The reason for this is our water. Soap leaves a "scum" around the bath, taps, on the shower curtain, right? That is the reaction of the minerals in the hard water from our pipes combined with soap and dirt. The softer your water, the less soap scum you get. It's not the fault of the soap, it's the fault of the water.

However, you CAN use soap on your hair. It's better for your hair because it doesn't strip all the oils out of your hair like detergent (shampoo) does.

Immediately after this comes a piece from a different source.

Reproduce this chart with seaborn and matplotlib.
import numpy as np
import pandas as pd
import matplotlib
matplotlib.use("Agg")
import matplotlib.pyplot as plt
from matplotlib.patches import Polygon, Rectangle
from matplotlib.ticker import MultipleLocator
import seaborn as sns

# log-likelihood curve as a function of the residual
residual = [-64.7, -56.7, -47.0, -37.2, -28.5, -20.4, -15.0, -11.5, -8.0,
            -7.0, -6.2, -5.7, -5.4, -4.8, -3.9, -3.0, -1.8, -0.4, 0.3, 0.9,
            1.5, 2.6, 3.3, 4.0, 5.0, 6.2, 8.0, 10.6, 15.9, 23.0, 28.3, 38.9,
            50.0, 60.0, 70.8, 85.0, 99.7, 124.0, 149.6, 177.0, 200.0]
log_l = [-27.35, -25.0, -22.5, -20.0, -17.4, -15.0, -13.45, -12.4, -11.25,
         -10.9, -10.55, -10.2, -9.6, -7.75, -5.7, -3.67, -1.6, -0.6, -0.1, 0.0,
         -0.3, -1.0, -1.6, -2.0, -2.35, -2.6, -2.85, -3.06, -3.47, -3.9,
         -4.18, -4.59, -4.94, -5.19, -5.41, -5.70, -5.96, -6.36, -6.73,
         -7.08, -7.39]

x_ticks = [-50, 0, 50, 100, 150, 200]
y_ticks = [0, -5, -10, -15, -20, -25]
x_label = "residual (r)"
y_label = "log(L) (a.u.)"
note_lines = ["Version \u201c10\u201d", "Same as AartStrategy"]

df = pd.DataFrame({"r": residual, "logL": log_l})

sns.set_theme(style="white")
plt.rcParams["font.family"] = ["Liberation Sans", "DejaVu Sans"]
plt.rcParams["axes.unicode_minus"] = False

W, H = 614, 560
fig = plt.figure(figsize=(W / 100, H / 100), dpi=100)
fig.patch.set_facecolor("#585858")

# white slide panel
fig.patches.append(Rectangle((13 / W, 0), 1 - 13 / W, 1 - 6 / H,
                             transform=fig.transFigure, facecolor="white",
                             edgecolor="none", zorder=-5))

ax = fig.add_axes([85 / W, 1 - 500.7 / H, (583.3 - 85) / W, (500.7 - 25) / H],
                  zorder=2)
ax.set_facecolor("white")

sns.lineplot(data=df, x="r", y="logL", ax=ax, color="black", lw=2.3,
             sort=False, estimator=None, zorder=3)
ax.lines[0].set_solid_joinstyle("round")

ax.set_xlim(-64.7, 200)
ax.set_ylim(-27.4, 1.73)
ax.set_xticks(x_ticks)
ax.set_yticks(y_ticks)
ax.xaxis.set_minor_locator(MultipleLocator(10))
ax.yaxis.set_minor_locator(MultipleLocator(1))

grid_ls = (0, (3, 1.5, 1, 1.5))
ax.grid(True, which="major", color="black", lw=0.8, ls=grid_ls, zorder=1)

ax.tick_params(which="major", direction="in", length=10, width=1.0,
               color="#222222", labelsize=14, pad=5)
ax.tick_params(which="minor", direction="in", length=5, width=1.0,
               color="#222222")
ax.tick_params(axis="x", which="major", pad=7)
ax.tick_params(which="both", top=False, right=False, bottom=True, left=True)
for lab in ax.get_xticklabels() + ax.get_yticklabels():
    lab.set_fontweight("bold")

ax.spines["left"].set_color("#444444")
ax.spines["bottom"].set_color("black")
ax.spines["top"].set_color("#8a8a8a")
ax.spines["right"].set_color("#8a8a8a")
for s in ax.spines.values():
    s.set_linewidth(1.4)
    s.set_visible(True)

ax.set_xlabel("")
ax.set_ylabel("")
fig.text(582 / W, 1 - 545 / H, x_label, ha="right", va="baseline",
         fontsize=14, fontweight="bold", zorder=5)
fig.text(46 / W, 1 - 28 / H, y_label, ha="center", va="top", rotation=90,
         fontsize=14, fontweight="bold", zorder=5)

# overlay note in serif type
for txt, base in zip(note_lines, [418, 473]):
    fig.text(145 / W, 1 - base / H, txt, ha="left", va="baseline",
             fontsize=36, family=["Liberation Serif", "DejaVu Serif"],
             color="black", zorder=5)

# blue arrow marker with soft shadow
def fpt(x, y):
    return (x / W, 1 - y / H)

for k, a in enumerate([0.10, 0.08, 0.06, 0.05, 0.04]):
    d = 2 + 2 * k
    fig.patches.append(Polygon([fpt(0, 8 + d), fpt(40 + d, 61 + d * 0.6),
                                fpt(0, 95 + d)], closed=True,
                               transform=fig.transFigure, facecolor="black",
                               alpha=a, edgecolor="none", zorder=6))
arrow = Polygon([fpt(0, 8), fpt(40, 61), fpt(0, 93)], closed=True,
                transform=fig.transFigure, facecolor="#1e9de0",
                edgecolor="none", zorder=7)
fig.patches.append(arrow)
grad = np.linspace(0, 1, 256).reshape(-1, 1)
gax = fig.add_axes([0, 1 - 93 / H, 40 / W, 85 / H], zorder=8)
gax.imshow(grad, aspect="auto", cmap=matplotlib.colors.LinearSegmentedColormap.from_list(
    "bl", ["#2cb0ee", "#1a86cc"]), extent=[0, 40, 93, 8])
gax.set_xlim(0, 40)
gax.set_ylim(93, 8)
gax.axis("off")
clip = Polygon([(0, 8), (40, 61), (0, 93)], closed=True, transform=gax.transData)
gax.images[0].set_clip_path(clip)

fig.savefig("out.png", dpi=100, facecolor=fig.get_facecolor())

(Zoe Farris) (Eliza Leahy)

Zoe's hair Eliza's hair

Let me digress for a minute.

Conditioner. Yes, you need conditioner - but only if you use shampoo! Shampoo removes all the oils from your hair and makes the hair shaft rough. You then pour conditioner over your hair, it covers the damage and you think "boy this shampoo and conditioner are good!"

No, they aren't. They are just 1. causing damage then 2. covering it up again.

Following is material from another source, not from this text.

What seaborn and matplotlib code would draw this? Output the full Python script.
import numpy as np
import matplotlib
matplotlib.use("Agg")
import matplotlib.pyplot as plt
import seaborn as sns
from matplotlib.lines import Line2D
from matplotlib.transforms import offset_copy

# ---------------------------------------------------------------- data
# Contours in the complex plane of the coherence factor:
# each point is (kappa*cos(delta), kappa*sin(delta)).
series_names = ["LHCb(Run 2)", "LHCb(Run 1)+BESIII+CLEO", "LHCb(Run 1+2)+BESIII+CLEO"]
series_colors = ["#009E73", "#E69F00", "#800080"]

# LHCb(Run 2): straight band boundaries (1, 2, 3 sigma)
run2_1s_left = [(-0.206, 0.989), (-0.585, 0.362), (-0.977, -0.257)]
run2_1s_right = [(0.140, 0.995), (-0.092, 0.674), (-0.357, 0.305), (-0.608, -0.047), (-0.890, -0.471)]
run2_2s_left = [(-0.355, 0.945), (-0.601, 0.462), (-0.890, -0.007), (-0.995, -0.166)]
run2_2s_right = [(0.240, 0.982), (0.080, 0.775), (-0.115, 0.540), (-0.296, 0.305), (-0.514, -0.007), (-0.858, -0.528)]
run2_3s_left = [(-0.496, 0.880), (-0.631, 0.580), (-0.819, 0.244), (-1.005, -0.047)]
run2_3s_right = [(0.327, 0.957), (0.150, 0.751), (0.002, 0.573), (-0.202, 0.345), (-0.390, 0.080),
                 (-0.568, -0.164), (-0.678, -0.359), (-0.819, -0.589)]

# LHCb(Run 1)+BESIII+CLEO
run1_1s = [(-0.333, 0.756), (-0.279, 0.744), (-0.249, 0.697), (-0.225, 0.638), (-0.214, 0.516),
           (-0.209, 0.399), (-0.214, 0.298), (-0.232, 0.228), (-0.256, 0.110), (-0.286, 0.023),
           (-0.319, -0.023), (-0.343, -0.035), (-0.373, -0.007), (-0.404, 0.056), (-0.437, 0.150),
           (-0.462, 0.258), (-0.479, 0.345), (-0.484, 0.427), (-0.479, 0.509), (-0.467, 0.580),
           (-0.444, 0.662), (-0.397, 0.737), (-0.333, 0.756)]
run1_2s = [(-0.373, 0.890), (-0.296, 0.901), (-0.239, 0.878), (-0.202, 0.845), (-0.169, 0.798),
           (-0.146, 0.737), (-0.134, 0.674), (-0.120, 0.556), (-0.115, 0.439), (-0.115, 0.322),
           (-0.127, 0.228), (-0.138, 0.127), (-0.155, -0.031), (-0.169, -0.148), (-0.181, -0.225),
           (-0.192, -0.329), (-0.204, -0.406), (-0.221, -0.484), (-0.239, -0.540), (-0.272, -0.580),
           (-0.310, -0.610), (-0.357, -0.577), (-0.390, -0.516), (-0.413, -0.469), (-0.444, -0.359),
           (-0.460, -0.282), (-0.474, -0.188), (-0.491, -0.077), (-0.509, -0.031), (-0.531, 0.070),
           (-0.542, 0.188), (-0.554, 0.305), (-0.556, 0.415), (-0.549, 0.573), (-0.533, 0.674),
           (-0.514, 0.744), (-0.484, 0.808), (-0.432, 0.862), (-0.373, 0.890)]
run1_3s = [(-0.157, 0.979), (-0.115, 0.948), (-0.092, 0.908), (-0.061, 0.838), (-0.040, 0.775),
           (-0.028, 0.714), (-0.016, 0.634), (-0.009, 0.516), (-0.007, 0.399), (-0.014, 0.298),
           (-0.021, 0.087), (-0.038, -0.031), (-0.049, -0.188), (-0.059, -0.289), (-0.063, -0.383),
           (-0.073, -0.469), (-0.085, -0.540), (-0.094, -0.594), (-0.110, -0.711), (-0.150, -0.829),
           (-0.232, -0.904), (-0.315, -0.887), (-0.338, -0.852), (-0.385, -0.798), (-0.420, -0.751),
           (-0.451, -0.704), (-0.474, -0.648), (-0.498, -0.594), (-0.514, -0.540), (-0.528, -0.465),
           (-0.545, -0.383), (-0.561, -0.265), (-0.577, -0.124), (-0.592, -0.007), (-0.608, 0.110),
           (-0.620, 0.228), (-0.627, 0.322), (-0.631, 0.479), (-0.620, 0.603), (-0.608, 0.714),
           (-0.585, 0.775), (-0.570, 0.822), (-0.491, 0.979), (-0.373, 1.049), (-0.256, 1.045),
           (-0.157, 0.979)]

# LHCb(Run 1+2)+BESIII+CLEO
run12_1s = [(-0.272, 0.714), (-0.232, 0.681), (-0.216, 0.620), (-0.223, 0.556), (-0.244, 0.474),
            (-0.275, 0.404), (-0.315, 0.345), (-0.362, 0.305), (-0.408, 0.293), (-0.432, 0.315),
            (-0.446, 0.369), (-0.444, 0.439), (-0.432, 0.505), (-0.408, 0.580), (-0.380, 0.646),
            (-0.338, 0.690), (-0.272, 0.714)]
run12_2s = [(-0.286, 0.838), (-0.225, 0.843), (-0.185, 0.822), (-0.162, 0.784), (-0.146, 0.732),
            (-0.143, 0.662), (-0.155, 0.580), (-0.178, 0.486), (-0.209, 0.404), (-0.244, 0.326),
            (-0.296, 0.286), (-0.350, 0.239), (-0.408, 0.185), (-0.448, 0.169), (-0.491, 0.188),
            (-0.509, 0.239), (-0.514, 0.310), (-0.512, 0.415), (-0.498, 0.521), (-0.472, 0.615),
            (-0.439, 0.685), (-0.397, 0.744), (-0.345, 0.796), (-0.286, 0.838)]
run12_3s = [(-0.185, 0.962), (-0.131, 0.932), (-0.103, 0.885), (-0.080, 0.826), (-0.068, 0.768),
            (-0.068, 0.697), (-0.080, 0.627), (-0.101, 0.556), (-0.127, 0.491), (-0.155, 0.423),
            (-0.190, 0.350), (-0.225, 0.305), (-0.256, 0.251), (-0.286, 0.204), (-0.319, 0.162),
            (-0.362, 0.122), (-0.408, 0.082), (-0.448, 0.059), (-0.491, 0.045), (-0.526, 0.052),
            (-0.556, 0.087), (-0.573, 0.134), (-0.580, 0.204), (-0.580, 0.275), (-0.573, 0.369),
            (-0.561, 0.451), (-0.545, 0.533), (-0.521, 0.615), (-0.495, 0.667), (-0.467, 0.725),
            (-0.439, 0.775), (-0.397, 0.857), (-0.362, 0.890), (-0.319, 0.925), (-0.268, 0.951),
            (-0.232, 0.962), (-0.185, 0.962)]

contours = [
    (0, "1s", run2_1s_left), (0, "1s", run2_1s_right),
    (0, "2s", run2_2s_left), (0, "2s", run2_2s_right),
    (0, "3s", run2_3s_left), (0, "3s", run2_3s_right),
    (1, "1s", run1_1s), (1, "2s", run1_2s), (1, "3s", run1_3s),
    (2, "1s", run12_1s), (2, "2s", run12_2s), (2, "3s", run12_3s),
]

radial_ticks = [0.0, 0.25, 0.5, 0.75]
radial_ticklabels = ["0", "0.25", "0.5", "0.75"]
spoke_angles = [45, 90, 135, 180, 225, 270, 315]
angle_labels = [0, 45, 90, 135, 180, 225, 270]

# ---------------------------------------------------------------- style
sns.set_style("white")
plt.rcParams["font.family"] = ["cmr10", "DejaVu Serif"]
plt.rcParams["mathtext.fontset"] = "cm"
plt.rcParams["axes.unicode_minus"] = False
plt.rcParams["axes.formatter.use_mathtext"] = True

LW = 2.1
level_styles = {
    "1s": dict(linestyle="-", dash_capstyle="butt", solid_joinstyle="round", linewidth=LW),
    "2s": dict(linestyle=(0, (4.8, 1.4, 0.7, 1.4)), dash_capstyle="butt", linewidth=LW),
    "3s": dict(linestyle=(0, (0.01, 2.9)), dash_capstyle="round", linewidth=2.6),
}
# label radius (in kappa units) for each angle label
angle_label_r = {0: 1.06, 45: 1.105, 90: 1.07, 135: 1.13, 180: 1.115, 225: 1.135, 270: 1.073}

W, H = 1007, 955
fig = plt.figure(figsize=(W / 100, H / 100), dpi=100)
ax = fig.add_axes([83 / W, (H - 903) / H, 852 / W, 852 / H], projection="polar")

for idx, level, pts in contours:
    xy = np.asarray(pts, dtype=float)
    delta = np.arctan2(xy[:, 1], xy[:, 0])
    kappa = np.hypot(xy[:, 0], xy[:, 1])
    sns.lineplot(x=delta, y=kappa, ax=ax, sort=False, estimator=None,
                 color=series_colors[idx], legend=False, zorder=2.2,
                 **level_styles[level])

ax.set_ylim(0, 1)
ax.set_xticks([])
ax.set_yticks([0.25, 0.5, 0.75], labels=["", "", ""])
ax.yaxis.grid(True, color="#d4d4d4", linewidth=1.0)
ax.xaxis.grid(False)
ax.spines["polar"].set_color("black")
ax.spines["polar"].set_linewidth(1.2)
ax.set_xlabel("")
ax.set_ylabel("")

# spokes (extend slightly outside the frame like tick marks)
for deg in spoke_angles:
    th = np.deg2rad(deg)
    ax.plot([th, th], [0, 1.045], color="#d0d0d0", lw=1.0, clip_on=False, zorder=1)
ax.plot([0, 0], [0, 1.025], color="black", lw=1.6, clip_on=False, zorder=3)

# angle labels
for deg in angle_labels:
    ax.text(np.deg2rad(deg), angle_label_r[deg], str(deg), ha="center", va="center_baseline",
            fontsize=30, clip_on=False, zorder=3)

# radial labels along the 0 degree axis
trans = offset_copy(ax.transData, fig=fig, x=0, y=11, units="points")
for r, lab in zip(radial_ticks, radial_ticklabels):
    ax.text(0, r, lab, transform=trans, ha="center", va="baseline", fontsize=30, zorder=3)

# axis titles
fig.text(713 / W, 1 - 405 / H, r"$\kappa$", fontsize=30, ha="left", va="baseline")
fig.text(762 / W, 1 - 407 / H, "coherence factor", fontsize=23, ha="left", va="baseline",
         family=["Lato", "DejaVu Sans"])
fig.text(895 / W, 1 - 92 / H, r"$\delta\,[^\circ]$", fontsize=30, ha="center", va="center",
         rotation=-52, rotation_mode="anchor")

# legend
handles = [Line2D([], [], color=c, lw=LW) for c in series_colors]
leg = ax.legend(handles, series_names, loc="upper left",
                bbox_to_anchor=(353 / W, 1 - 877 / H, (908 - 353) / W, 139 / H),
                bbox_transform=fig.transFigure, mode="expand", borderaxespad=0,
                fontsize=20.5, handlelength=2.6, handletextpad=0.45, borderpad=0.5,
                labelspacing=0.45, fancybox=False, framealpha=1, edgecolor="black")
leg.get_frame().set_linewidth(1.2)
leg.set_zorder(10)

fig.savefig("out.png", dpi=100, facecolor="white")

Back to soap. Washing your hair with soap leaves a unpleasant cover on your hair, we have already established that. And it's the hard water, not the soap, that's to blame.

So what can we do about it?

The answer is so easy it's astonishing. Add an acid. Remember your grandmother telling you to add some lemon to the rincing water? That was because when SHE was little they used soap on their hair. The result was beautiful glossy hair that could be grown to great lengths because it wasn't being damaged by the chemicals in shampoo.

I personally use vinigar because it's much cheaper then lemons (I prefer to eat the lemons!). After I wash my hair I put one inch of apple cider vinigar into a cup, fill it with water, and slowly pour it over my head, making sure it covers every hair. Caution though - don't get it in your eyes! It stings!

It might take a couple of washes for you to get rid of any damage done by the shampoos over your long use of them, and to get use to using the soap and vinigar rinse, but keep at it, it's worth it!

Don't just use any soap though. If you can get a handmade soap made for the purpose you will be using something with good quality ingredients. As per my previous post, most commercial soaps have mineral oils or animal fats in them, and do you really want to be rubbing animal fat into your hair?

Saturday, March 19, 2011

Pet Peve of the week

Dove soap and it's "1/4 moisturizing lotion" claim!

The list of ingredients

Sodium Lauroyl Isethionate, Stearic Acid, Sodium Tallowater or Sodium Palmitate, Lauric Acide, Sodium Isethionate, Water, Sodium Stearate, Cocarnidopropyl Betand, Sodium Cocoate or Sodium Palm Kernelate, Fragrance, Butyrospermum Parkii (Shea Butter), Sodium Chloride, Tetrasodium EDTA, Tetrasodium Etidronate, Titanium Dioxide, Yellow 5, Yellow 6

That's a bit confusing, so let's break it down.

1. is a surfactant (a detergent or wetting agent which lowers the surface tension of a liquid)
2. a vegetable based stearic acid
3. beef tallow (yes - ANIMAL FAT)
4. palm oil
5. lauric acid can be either coconut oil or palm kernel oil
6. is another surfactant used for creamy dense lather
7. is the salt derivative found in stearic acid
8. is another synthetic surfactant derived from coconut oil
9. another name for coconut oil
10. another name for palm kernel oil
11. fragrance oil
12. shea butter
13. common table salt
14.preservative
15. another preservative
16. color white
17. color yellow
18. another color yellow

Yes - it contains not only beef fat but palm oil! But let's move on...

Where is the moisturizing lotion? Well, there is no "lotion" in soap. What there is, is unsoponified oils. When we make our soap recipe we add up the oils and calculate the amount of lye needed to turn it into soap. Good handmade soap always leaves some of those oils unsoponified (not turned into soap) to give a soothing rich lather that WILL NOT DRY the skin. ALL the lye is used up - but not all the oils.

So what the recipe for the above Dove tells us is that some of the oils are left unsoponified.

OK, fine - which oils? Let's look. The highest percentage ingredient always goes first.

3 - beef fat
4 - palm oil
5 - either coconut oil or palm kernel oil

So, use Dove soap and that moisture you are feeling is beef fat.

Use a good soap from a handmade source and it will be either olive oil, or another vegetable oil. (I use a high percentage of olive in all my soaps)

Just make sure that your handmade supplier doesn't use Palm Oil - it's bad for you and it's bad for the Orangutans.